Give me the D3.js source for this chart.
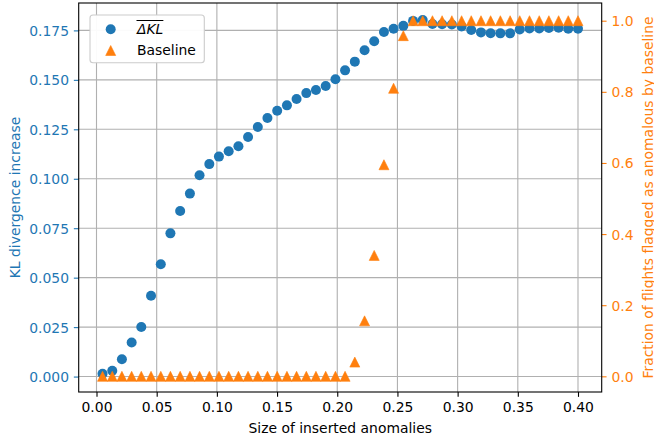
<!DOCTYPE html>
<html>
<head>
<meta charset="utf-8">
<script src="https://cdn.jsdelivr.net/npm/d3@7"></script>
<style>
  html, body { margin: 0; padding: 0; background: #fff; }
  svg { display: block; }
  text { font-family: "DejaVu Sans", sans-serif; }
</style>
</head>
<body>
<div id="chart"></div>
<script>
// Anomaly sizes (x) shared by both series
const sizes = [
  0.0050, 0.0131, 0.0211, 0.0292, 0.0372, 0.0453, 0.0534, 0.0614, 0.0695, 0.0776,
  0.0856, 0.0937, 0.1017, 0.1098, 0.1179, 0.1259, 0.1340, 0.1420, 0.1501, 0.1582,
  0.1662, 0.1743, 0.1823, 0.1904, 0.1985, 0.2065, 0.2146, 0.2227, 0.2307, 0.2388,
  0.2468, 0.2549, 0.2630, 0.2710, 0.2791, 0.2871, 0.2952, 0.3033, 0.3113, 0.3194,
  0.3274, 0.3355, 0.3436, 0.3516, 0.3597, 0.3678, 0.3758, 0.3839, 0.3919, 0.4000
];

// Mean KL divergence increase (left axis)
const klIncrease = [
  0.0014, 0.0029, 0.0088, 0.0172, 0.0251, 0.0409, 0.0568, 0.0724, 0.0837, 0.0925,
  0.1018, 0.1074, 0.1112, 0.1139, 0.1164, 0.1211, 0.1262, 0.1307, 0.1344, 0.1371,
  0.1403, 0.1433, 0.1449, 0.1469, 0.1503, 0.1548, 0.1592, 0.1650, 0.1695, 0.1742,
  0.1758, 0.1773, 0.1798, 0.1802, 0.1782, 0.1781, 0.1780, 0.1770, 0.1752, 0.1740,
  0.1736, 0.1735, 0.1735, 0.1755, 0.1760, 0.1760, 0.1762, 0.1763, 0.1758, 0.1758
];

// Fraction of flights flagged by the baseline detector (right axis)
const baselineFraction = [
  0, 0, 0, 0, 0, 0, 0, 0, 0, 0,
  0, 0, 0, 0, 0, 0, 0, 0, 0, 0,
  0, 0, 0, 0, 0, 0, 0.040, 0.156, 0.340, 0.595,
  0.810, 0.958, 1, 1, 1, 1, 1, 1, 1, 1,
  1, 1, 1, 1, 1, 1, 1, 1, 1, 1
];

const xTicks = [0.00, 0.05, 0.10, 0.15, 0.20, 0.25, 0.30, 0.35, 0.40];
const leftTicks = [0.000, 0.025, 0.050, 0.075, 0.100, 0.125, 0.150, 0.175];
const rightTicks = [0.0, 0.2, 0.4, 0.6, 0.8, 1.0];

const xDomain = [-0.01479, 0.41969];
const leftDomain = [-0.0078, 0.18885];
const rightDomain = [-0.0441, 1.0498];

const W = 654, H = 438;
const plot = { left: 78.7, right: 601.7, top: 3, bottom: 392 };
const BLUE = "#1f77b4", ORANGE = "#ff7f0e";
const FS = 13.9;
const TICK = 4.86, PAD = 4.86;

const svg = d3.select("#chart").append("svg")
  .attr("width", W).attr("height", H);

const x = d3.scaleLinear().domain(xDomain).range([plot.left, plot.right]);
const yL = d3.scaleLinear().domain(leftDomain).range([plot.bottom, plot.top]);
const yR = d3.scaleLinear().domain(rightDomain).range([plot.bottom, plot.top]);

// Grid
const grid = svg.append("g").attr("stroke", "#b0b0b0").attr("stroke-width", 1.1);
grid.selectAll(".vx").data(xTicks).join("line")
  .attr("x1", d => x(d)).attr("x2", d => x(d))
  .attr("y1", plot.top).attr("y2", plot.bottom);
grid.selectAll(".hy").data(leftTicks).join("line")
  .attr("x1", plot.left).attr("x2", plot.right)
  .attr("y1", d => yL(d)).attr("y2", d => yL(d));

// Axes
function styleAxis(g, color) {
  g.select(".domain").remove();
  g.selectAll(".tick line").attr("stroke", color).attr("stroke-width", 1.1);
  g.selectAll(".tick text").attr("fill", color)
    .style("font-family", "DejaVu Sans").style("font-size", FS + "px");
}

const gx = svg.append("g").attr("transform", `translate(0,${plot.bottom})`)
  .call(d3.axisBottom(x).tickValues(xTicks).tickFormat(d3.format(".2f"))
    .tickSizeInner(TICK).tickSizeOuter(0).tickPadding(PAD));
styleAxis(gx, "#000");
gx.selectAll(".tick text").attr("dy", "0.76em");

const gl = svg.append("g").attr("transform", `translate(${plot.left},0)`)
  .call(d3.axisLeft(yL).tickValues(leftTicks).tickFormat(d3.format(".3f"))
    .tickSizeInner(TICK).tickSizeOuter(0).tickPadding(PAD));
styleAxis(gl, BLUE);
gl.selectAll(".tick text").attr("dy", "0.36em");

const gr = svg.append("g").attr("transform", `translate(${plot.right},0)`)
  .call(d3.axisRight(yR).tickValues(rightTicks).tickFormat(d3.format(".1f"))
    .tickSizeInner(TICK).tickSizeOuter(0).tickPadding(PAD));
styleAxis(gr, ORANGE);
gr.selectAll(".tick text").attr("dy", "0.36em");

// KL divergence points
svg.append("g").selectAll("circle").data(sizes).join("circle")
  .attr("cx", d => x(d))
  .attr("cy", (d, i) => yL(klIncrease[i]))
  .attr("r", 5)
  .attr("fill", BLUE);

// Baseline triangles (upward, centred on the point)
const triPath = "M0,-5L5,5L-5,5Z";
svg.append("g").selectAll("path").data(sizes).join("path")
  .attr("d", triPath)
  .attr("transform", (d, i) => `translate(${x(d)},${yR(baselineFraction[i])})`)
  .attr("fill", ORANGE).attr("stroke", ORANGE).attr("stroke-width", 0.6);

// Frame
svg.append("rect")
  .attr("x", plot.left).attr("y", plot.top)
  .attr("width", plot.right - plot.left).attr("height", plot.bottom - plot.top)
  .attr("fill", "none").attr("stroke", "#000").attr("stroke-width", 1.1);

// Axis titles
svg.append("text")
  .attr("x", (plot.left + plot.right) / 2).attr("y", 432.5)
  .attr("text-anchor", "middle").attr("font-size", FS).attr("fill", "#000")
  .text("Size of inserted anomalies");

svg.append("text")
  .attr("transform", `translate(19.5,${(plot.top + plot.bottom) / 2}) rotate(-90)`)
  .attr("text-anchor", "middle").attr("font-size", FS).attr("fill", BLUE)
  .text("KL divergence increase");

svg.append("text")
  .attr("transform", `translate(652.5,${(plot.top + plot.bottom) / 2}) rotate(-90)`)
  .attr("text-anchor", "middle").attr("font-size", FS).attr("fill", ORANGE)
  .text("Fraction of flights flagged as anomalous by baseline");

// Legend
const lg = svg.append("g");
lg.append("rect")
  .attr("x", 90).attr("y", 15).attr("width", 114.3).attr("height", 47.7)
  .attr("rx", 3).attr("fill", "#fff").attr("fill-opacity", 0.95)
  .attr("stroke", "#cccccc").attr("stroke-width", 1.1);
lg.append("circle").attr("cx", 110.7).attr("cy", 29.3).attr("r", 5).attr("fill", BLUE);
lg.append("path").attr("d", triPath)
  .attr("transform", "translate(110.7,50.5)")
  .attr("fill", ORANGE).attr("stroke", ORANGE).attr("stroke-width", 0.6);
const klLabel = lg.append("text")
  .attr("x", 137).attr("y", 33.5)
  .attr("font-size", FS).attr("font-style", "italic").attr("fill", "#000")
  .text("ΔKL");
lg.append("text")
  .attr("x", 137).attr("y", 55)
  .attr("font-size", FS).attr("fill", "#000")
  .text("Baseline");
// Overbar above the ΔKL label
const kb = klLabel.node().getBBox();
lg.append("line")
  .attr("x1", kb.x + 0.5).attr("x2", kb.x + kb.width)
  .attr("y1", 20.5).attr("y2", 20.5)
  .attr("stroke", "#000").attr("stroke-width", 1);
</script>
</body>
</html>
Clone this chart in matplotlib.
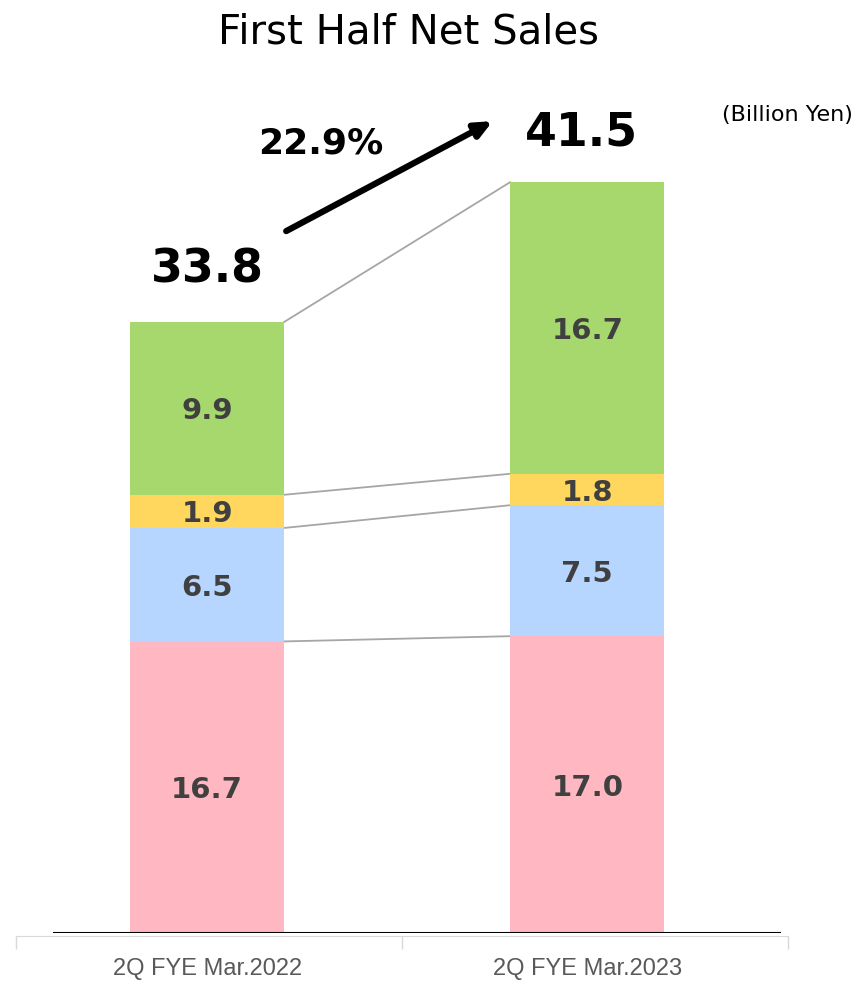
import matplotlib.pyplot as plt
import numpy as np

# data
categories = ["2Q FYE Mar.2022", "2Q FYE Mar.2023"]
seg_pink = [16.7, 17.0]
seg_blue = [6.5, 7.5]
seg_yellow = [1.9, 1.8]
seg_green = [9.9, 16.7]
totals = ["33.8", "41.5"]
growth = "22.9%"

colors = ["#FFB7C1", "#B7D6FF", "#FFD75F", "#A6D86E"]
segments = [seg_pink, seg_blue, seg_yellow, seg_green]

fig = plt.figure(figsize=(8.6, 9.83), dpi=100)
ax = fig.add_axes([16 / 860, 1 - 933 / 983, 772 / 860, 873 / 983])

x = np.array([-0.005, 0.98])
w = 0.4
bottom = np.zeros(len(categories))
tops = []
for vals, c in zip(segments, colors):
    vals = np.array(vals)
    ax.bar(x, vals, w, bottom=bottom, color=c, zorder=2)
    for xi, b, v in zip(x, bottom, vals):
        ax.text(xi, b + v / 2, f"{v:.1f}", ha="center", va="center_baseline",
                fontsize=21, fontweight="bold", color="#404040", zorder=3)
    bottom = bottom + vals
    tops.append(bottom.copy())

# connector lines between bars
for t in tops:
    ax.plot([x[0] + w / 2, x[1] - w / 2], [t[0], t[1]], color="#A6A6A6",
            lw=1.3, zorder=1)

ax.set_xlim(-0.5, 1.5)
ax.set_ylim(0, 50)

# totals
ax.text(x[0], tops[-1][0] + 3.0, totals[0], ha="center", va="center",
        fontsize=33, fontweight="bold", color="black")
ax.text(x[1] - 0.015, tops[-1][1] + 2.8, totals[1], ha="center", va="center",
        fontsize=33, fontweight="bold", color="black")

# growth arrow
ax.annotate("", xy=(0.735, 46.5), xytext=(0.2, 40.2),
            arrowprops=dict(arrowstyle="-|>,head_width=0.45,head_length=1.0",
                            color="black", lw=4.5, shrinkA=0, shrinkB=0))
ax.text(0.29, 45.2, growth, ha="center", va="center", fontsize=26,
        fontweight="bold", color="black")

# axes styling
for s in ["left", "right", "top"]:
    ax.spines[s].set_visible(False)
ax.spines["bottom"].set_color("#D9D9D9")
ax.spines["bottom"].set_position(("outward", 2))
ax.axhline(0, xmin=38 / 772, xmax=764 / 772, color="black", lw=1.5, zorder=4)
ax.set_yticks([])
ax.set_xticks(x)
ax.set_xticklabels(categories, fontsize=17, color="#595959",
                   family="Liberation Sans")
ax.tick_params(axis="x", which="major", length=0, pad=16)
ax.set_xticks([-0.5, 0.5, 1.5], minor=True)
ax.tick_params(axis="x", which="minor", length=9, color="#D9D9D9", width=1)

fig.text(408 / 860, 1 - 33 / 983, "First Half Net Sales", ha="center",
         va="center", fontsize=29, color="black")
fig.text(787 / 860, 1 - 115 / 983, "(Billion Yen)", ha="center",
         va="center", fontsize=16, color="black")

fig.savefig("out.png", dpi=100)
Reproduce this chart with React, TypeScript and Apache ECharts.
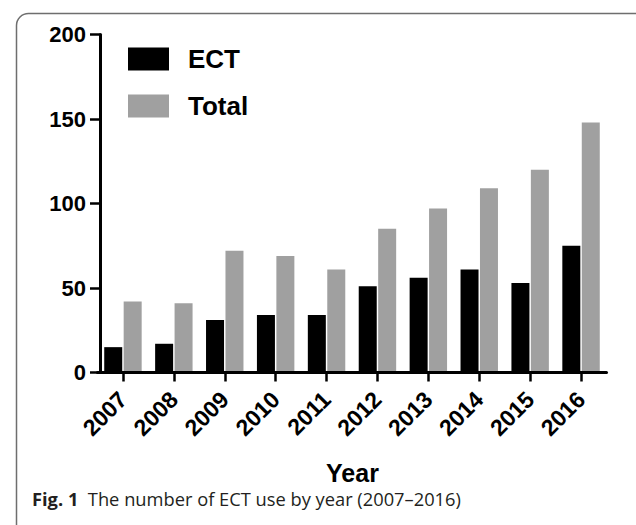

☆ ☆ ☆ ☆ ☆ ☆ ☆

STATED PROBLEM -> Using the data above, set down each line from the line with "Clone this chart in matplotlib." to the line with "segments = [seg_pink, seg_blue, seg_yellow, seg_green]" exactly, both ends included, and leave the pictures behind. Nothing else belongs.

RESULT ->
Clone this chart in matplotlib.
import matplotlib.pyplot as plt
import numpy as np

# data
categories = ["2Q FYE Mar.2022", "2Q FYE Mar.2023"]
seg_pink = [16.7, 17.0]
seg_blue = [6.5, 7.5]
seg_yellow = [1.9, 1.8]
seg_green = [9.9, 16.7]
totals = ["33.8", "41.5"]
growth = "22.9%"

colors = ["#FFB7C1", "#B7D6FF", "#FFD75F", "#A6D86E"]
segments = [seg_pink, seg_blue, seg_yellow, seg_green]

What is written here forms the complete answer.